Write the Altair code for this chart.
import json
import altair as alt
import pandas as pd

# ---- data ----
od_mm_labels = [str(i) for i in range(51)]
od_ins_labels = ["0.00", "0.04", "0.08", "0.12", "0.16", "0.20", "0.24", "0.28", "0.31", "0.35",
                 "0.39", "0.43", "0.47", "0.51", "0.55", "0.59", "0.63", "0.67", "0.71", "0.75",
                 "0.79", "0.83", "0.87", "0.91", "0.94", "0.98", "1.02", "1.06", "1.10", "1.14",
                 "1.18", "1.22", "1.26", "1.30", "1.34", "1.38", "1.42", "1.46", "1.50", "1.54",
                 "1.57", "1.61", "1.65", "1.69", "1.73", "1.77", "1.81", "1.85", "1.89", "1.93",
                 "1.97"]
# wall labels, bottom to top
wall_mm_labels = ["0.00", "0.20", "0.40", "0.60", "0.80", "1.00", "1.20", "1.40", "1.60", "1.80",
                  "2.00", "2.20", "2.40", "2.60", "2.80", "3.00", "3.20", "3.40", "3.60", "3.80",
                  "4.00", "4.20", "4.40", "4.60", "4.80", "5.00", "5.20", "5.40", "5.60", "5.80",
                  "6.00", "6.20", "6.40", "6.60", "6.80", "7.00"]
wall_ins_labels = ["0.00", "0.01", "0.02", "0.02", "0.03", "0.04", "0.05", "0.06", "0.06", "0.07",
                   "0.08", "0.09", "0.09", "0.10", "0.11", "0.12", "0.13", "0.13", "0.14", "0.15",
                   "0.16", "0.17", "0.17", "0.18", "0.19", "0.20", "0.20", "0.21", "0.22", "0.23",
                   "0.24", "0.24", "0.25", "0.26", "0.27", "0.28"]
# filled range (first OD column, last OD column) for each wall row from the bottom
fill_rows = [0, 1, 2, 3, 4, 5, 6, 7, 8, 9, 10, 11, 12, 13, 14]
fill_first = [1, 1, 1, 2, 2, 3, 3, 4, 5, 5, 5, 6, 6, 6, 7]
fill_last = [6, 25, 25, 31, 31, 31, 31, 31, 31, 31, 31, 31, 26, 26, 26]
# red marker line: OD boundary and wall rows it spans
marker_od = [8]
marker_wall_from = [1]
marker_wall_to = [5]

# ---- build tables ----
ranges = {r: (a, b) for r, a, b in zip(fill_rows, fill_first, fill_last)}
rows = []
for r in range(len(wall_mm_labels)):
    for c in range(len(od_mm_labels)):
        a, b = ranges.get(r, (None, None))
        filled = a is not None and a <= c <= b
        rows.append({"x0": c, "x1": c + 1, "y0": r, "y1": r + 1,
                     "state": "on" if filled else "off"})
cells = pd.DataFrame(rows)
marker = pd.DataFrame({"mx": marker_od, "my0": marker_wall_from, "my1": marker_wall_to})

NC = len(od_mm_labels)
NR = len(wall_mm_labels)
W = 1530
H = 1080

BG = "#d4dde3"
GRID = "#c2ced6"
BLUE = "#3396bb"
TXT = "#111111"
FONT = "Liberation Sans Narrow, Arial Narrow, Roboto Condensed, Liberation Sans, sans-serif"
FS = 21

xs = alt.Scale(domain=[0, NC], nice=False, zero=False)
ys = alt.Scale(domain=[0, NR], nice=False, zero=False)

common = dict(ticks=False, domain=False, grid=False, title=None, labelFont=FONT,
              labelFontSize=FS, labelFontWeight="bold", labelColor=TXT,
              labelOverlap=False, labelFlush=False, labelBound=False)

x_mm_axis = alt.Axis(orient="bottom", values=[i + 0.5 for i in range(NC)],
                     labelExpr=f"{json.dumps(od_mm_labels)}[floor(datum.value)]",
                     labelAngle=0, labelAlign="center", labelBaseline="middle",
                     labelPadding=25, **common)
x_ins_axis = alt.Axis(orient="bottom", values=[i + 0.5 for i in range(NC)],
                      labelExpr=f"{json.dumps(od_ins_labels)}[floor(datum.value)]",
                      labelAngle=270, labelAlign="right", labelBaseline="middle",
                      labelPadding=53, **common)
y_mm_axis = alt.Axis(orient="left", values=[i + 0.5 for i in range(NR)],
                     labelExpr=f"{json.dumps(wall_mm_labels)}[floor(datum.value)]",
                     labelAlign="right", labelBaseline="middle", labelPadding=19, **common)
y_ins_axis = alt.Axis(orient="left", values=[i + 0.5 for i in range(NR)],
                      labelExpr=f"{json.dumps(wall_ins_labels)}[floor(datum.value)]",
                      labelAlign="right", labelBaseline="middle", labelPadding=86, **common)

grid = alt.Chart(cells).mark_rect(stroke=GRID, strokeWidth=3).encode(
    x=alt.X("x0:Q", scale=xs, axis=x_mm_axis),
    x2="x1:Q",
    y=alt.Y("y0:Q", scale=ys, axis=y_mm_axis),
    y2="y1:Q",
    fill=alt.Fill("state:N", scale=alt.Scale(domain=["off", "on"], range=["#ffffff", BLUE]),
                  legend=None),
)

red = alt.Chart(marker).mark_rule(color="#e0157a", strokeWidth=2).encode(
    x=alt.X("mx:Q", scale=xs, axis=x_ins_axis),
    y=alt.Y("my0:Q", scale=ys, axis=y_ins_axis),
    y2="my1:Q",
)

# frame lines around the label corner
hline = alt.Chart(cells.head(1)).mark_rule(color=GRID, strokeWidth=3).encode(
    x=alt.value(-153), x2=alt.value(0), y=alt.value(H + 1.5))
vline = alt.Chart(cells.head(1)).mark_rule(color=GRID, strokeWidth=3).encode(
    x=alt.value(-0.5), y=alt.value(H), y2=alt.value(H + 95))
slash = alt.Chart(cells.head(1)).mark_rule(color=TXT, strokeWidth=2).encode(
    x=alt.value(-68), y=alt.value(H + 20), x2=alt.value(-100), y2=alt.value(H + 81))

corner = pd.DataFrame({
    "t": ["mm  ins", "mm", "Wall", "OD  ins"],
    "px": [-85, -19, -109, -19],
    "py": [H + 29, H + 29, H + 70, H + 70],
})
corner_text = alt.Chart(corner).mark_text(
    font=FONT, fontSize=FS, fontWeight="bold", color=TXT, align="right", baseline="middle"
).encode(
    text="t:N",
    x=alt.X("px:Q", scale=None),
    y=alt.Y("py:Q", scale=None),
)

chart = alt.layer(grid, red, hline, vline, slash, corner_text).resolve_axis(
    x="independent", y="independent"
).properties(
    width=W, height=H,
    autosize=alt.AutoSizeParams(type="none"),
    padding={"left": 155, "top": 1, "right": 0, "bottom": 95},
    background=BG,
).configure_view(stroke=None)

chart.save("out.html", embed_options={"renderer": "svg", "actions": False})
________________________________________
WHAT IS ASKED: Reproduce all the data word for word.

RESULT BELOW:
Write the Altair code for this chart.
import json
import altair as alt
import pandas as pd

# ---- data ----
od_mm_labels = [str(i) for i in range(51)]
od_ins_labels = ["0.00", "0.04", "0.08", "0.12", "0.16", "0.20", "0.24", "0.28", "0.31", "0.35",
                 "0.39", "0.43", "0.47", "0.51", "0.55", "0.59", "0.63", "0.67", "0.71", "0.75",
                 "0.79", "0.83", "0.87", "0.91", "0.94", "0.98", "1.02", "1.06", "1.10", "1.14",
                 "1.18", "1.22", "1.26", "1.30", "1.34", "1.38", "1.42", "1.46", "1.50", "1.54",
                 "1.57", "1.61", "1.65", "1.69", "1.73", "1.77", "1.81", "1.85", "1.89", "1.93",
                 "1.97"]
# wall labels, bottom to top
wall_mm_labels = ["0.00", "0.20", "0.40", "0.60", "0.80", "1.00", "1.20", "1.40", "1.60", "1.80",
                  "2.00", "2.20", "2.40", "2.60", "2.80", "3.00", "3.20", "3.40", "3.60", "3.80",
                  "4.00", "4.20", "4.40", "4.60", "4.80", "5.00", "5.20", "5.40", "5.60", "5.80",
                  "6.00", "6.20", "6.40", "6.60", "6.80", "7.00"]
wall_ins_labels = ["0.00", "0.01", "0.02", "0.02", "0.03", "0.04", "0.05", "0.06", "0.06", "0.07",
                   "0.08", "0.09", "0.09", "0.10", "0.11", "0.12", "0.13", "0.13", "0.14", "0.15",
                   "0.16", "0.17", "0.17", "0.18", "0.19", "0.20", "0.20", "0.21", "0.22", "0.23",
                   "0.24", "0.24", "0.25", "0.26", "0.27", "0.28"]
# filled range (first OD column, last OD column) for each wall row from the bottom
fill_rows = [0, 1, 2, 3, 4, 5, 6, 7, 8, 9, 10, 11, 12, 13, 14]
fill_first = [1, 1, 1, 2, 2, 3, 3, 4, 5, 5, 5, 6, 6, 6, 7]
fill_last = [6, 25, 25, 31, 31, 31, 31, 31, 31, 31, 31, 31, 26, 26, 26]
# red marker line: OD boundary and wall rows it spans
marker_od = [8]
marker_wall_from = [1]
marker_wall_to = [5]

# ---- build tables ----
ranges = {r: (a, b) for r, a, b in zip(fill_rows, fill_first, fill_last)}
rows = []
for r in range(len(wall_mm_labels)):
    for c in range(len(od_mm_labels)):
        a, b = ranges.get(r, (None, None))
        filled = a is not None and a <= c <= b
        rows.append({"x0": c, "x1": c + 1, "y0": r, "y1": r + 1,
                     "state": "on" if filled else "off"})
cells = pd.DataFrame(rows)
marker = pd.DataFrame({"mx": marker_od, "my0": marker_wall_from, "my1": marker_wall_to})

NC = len(od_mm_labels)
NR = len(wall_mm_labels)
W = 1530
H = 1080

BG = "#d4dde3"
GRID = "#c2ced6"
BLUE = "#3396bb"
TXT = "#111111"
FONT = "Liberation Sans Narrow, Arial Narrow, Roboto Condensed, Liberation Sans, sans-serif"
FS = 21

xs = alt.Scale(domain=[0, NC], nice=False, zero=False)
ys = alt.Scale(domain=[0, NR], nice=False, zero=False)

common = dict(ticks=False, domain=False, grid=False, title=None, labelFont=FONT,
              labelFontSize=FS, labelFontWeight="bold", labelColor=TXT,
              labelOverlap=False, labelFlush=False, labelBound=False)

x_mm_axis = alt.Axis(orient="bottom", values=[i + 0.5 for i in range(NC)],
                     labelExpr=f"{json.dumps(od_mm_labels)}[floor(datum.value)]",
                     labelAngle=0, labelAlign="center", labelBaseline="middle",
                     labelPadding=25, **common)
x_ins_axis = alt.Axis(orient="bottom", values=[i + 0.5 for i in range(NC)],
                      labelExpr=f"{json.dumps(od_ins_labels)}[floor(datum.value)]",
                      labelAngle=270, labelAlign="right", labelBaseline="middle",
                      labelPadding=53, **common)
y_mm_axis = alt.Axis(orient="left", values=[i + 0.5 for i in range(NR)],
                     labelExpr=f"{json.dumps(wall_mm_labels)}[floor(datum.value)]",
                     labelAlign="right", labelBaseline="middle", labelPadding=19, **common)
y_ins_axis = alt.Axis(orient="left", values=[i + 0.5 for i in range(NR)],
                      labelExpr=f"{json.dumps(wall_ins_labels)}[floor(datum.value)]",
                      labelAlign="right", labelBaseline="middle", labelPadding=86, **common)

grid = alt.Chart(cells).mark_rect(stroke=GRID, strokeWidth=3).encode(
    x=alt.X("x0:Q", scale=xs, axis=x_mm_axis),
    x2="x1:Q",
    y=alt.Y("y0:Q", scale=ys, axis=y_mm_axis),
    y2="y1:Q",
    fill=alt.Fill("state:N", scale=alt.Scale(domain=["off", "on"], range=["#ffffff", BLUE]),
                  legend=None),
)

red = alt.Chart(marker).mark_rule(color="#e0157a", strokeWidth=2).encode(
    x=alt.X("mx:Q", scale=xs, axis=x_ins_axis),
    y=alt.Y("my0:Q", scale=ys, axis=y_ins_axis),
    y2="my1:Q",
)

# frame lines around the label corner
hline = alt.Chart(cells.head(1)).mark_rule(color=GRID, strokeWidth=3).encode(
    x=alt.value(-153), x2=alt.value(0), y=alt.value(H + 1.5))
vline = alt.Chart(cells.head(1)).mark_rule(color=GRID, strokeWidth=3).encode(
    x=alt.value(-0.5), y=alt.value(H), y2=alt.value(H + 95))
slash = alt.Chart(cells.head(1)).mark_rule(color=TXT, strokeWidth=2).encode(
    x=alt.value(-68), y=alt.value(H + 20), x2=alt.value(-100), y2=alt.value(H + 81))

corner = pd.DataFrame({
    "t": ["mm  ins", "mm", "Wall", "OD  ins"],
    "px": [-85, -19, -109, -19],
    "py": [H + 29, H + 29, H + 70, H + 70],
})
corner_text = alt.Chart(corner).mark_text(
    font=FONT, fontSize=FS, fontWeight="bold", color=TXT, align="right", baseline="middle"
).encode(
    text="t:N",
    x=alt.X("px:Q", scale=None),
    y=alt.Y("py:Q", scale=None),
)

chart = alt.layer(grid, red, hline, vline, slash, corner_text).resolve_axis(
    x="independent", y="independent"
).properties(
    width=W, height=H,
    autosize=alt.AutoSizeParams(type="none"),
    padding={"left": 155, "top": 1, "right": 0, "bottom": 95},
    background=BG,
).configure_view(stroke=None)

chart.save("out.html", embed_options={"renderer": "svg", "actions": False})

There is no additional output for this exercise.